North Korea tests long range ballistic missile Seoul says CNN

North Korea tests long-range ballistic missile, Seoul says

Seoul, South Korea (CNN) North Korea launched a suspected long-range ballistic missile on Saturday afternoon, South Korea’s Joint Chiefs of Staff said, a day after Pyongyang warned of “unprecedented strong responses” should the US and South Korea go ahead with planned military exercises.

Japanese Prime Minister Fumio Kishida said the missile landed in Japan’s exclusive economic zone west of the northern main island of Hokkaido, prompting condemnation from the United States.

Japan’s Defense Ministry said the missile reached an altitude of 5,700 kilometers (3,541 miles) and traveled a distance of about 900 kilometers (559 miles). It was launched from the Sunan area of ​​Pyongyang around 5:22 p.m. local time on Saturday, South Korea’s JCS said.

Japanese officials said the missile flew for more than 60 minutes.

North Korea launched a missile with a slightly longer flight distance and time last March. This projectile was believed to be an ICBM, the first test of such a missile since 2017.

In November, after another similar launch, Pyongyang announced the “test firing of a new kind” ICBM, dubbed Hwasong-17.

Japanese Defense Minister Yasukazu Hamada said at the time it had the potential to reach the US mainland. “The ICBM-class ballistic missile launched this time could have a range of over 15,000km when calculated based on the flight distance of this ICBM,” Hamada said in a statement. “It depends on the weight of the warhead, but in that case the US mainland would be included in the range.”

North Korea is testing its missiles at a very high trajectory. In theory, if they were fired on a flatter trajectory, they would have a chance of reaching the US mainland.

The US government described Saturday’s missile launch as a “blatant violation of several UN Security Council resolutions,” according to a statement by White House National Security Council spokeswoman Adrienne Watson.

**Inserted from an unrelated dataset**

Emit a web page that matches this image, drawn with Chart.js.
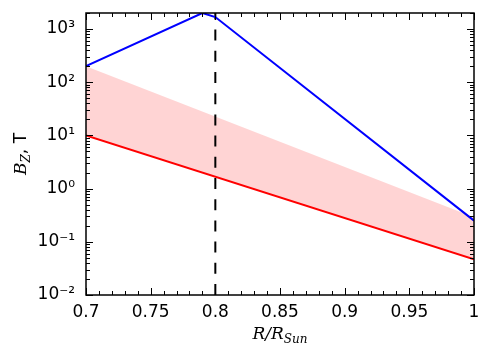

“While [the US Indo-Pacific Command] has assessed that it poses no immediate threat to US personnel or territory or our allies, this launch unnecessarily increases tensions and risks destabilizing the security environment in the region,” Watson said. “It just shows that the DPRK continues to prioritize its illegal weapons of mass destruction and ballistic missile programs over the well-being of its people.”

Watson said the US is urging other countries “to condemn these violations and to call on the DPRK to stop its destabilizing actions and engage in serious dialogue.”

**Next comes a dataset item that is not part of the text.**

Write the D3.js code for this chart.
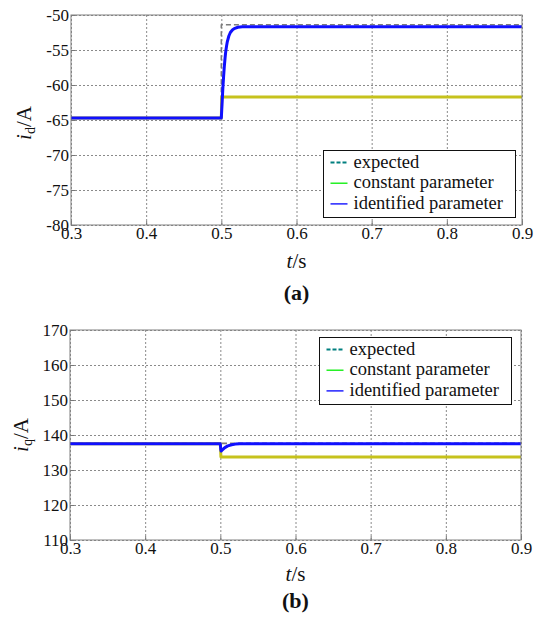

Earlier this month, the Kim Jong Un regime unveiled nearly at least 11 advanced ICBMs in a nighttime military parade in Pyongyang in the largest demonstration yet of what its state media called North Korea’s “nuclear attack capability.”

Analysts said those missiles appeared to be Hwasong-17.

Ankit Panda, a nuclear policy expert at the Carnegie Endowment for International Peace, said on social media that if each missile in the parade was equipped with multiple nuclear warheads, they could represent enough volume to overwhelm US missile defenses.

Saturday’s test came after North Korea’s foreign ministry on Friday attacked the United States and South Korea over their plans for upcoming military exercises.

Washington and Seoul are expected to hold nuclear tabletop exercises at the Pentagon next week, South Korea’s Defense Ministry said on Friday. The allies are also expected to hold military exercises on the Korean peninsula next month.

North Korea also said in the same statement it would consider additional military measures if the UN Security Council continued to pressure Pyongyang “as the United States wants.”

In January, Kim Jong Un called for “an exponential increase in the country’s nuclear arsenal” and stressed the “need for mass production of tactical nuclear weapons,” according to the country’s state media outlet KCNA.

Kim had called for the development of a new “intercontinental ballistic missile system” capable of rapid nuclear counter-strike, according to the KCNA report.